La fillette avait déjà été violentée
La belle-mère de la fillette de Granby s’est épanchée, dans son témoignage, sur les bienfaits de rencontres aux Alcooliques anonymes, mais s’est gardée d’expliquer aux jurés qu’elle avait cessé de boire après s’en être prise violemment à la petite en 2017.
« Je m’excuse. Pour moi, même si c’est une enfant difficile, c’est dur pour mon orgueil de... je suis supposée être la hauteur. [...] Y’en a plus d’alcool [chez nous], je suis bien fière », avait lancé la femme en juillet 2018, après avoir reçu une absolution pour des accusations de voies de fait sur sa belle-fille.
Il s’agit d’une information qui n’a pas été transmise aux membres du jury, bien qu’ils semblent ne pas en avoir eu besoin pour en arriver à un consensus.
En état d’ébriété
Les événements remontent au mois de septembre 2017, à Granby.
L’accusée était en état d’ébriété et un conflit a éclaté.
La belle-mère de l’enfant l’avait violemment projetée au sol avant de la tirer par les cheveux, selon un document judiciaire.
La victime, alors âgée de 5 ans, s’était rendue dans un dépanneur pour qu’on appelle la police.
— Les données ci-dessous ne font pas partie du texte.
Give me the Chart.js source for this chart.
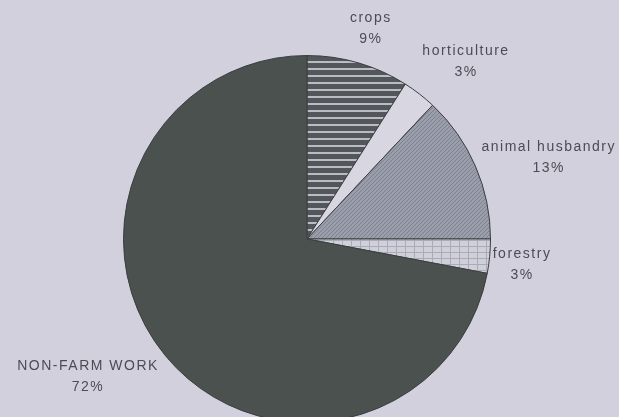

La femme avait toutefois réussi à obtenir une absolution pour ses gestes, mettant de l’avant le fait qu’elle avait cessé depuis de consommer de l’alcool, en raison des événements.
Selon ce qui avait été dit devant le tribunal à l’époque, il s’agissait pour elle d’une « erreur de parcours ».
Dans son témoignage, elle avait vanté le bien que lui faisaient ses rencontres aux Alcooliques anonymes, qualifiant le tout de « temps de répit ».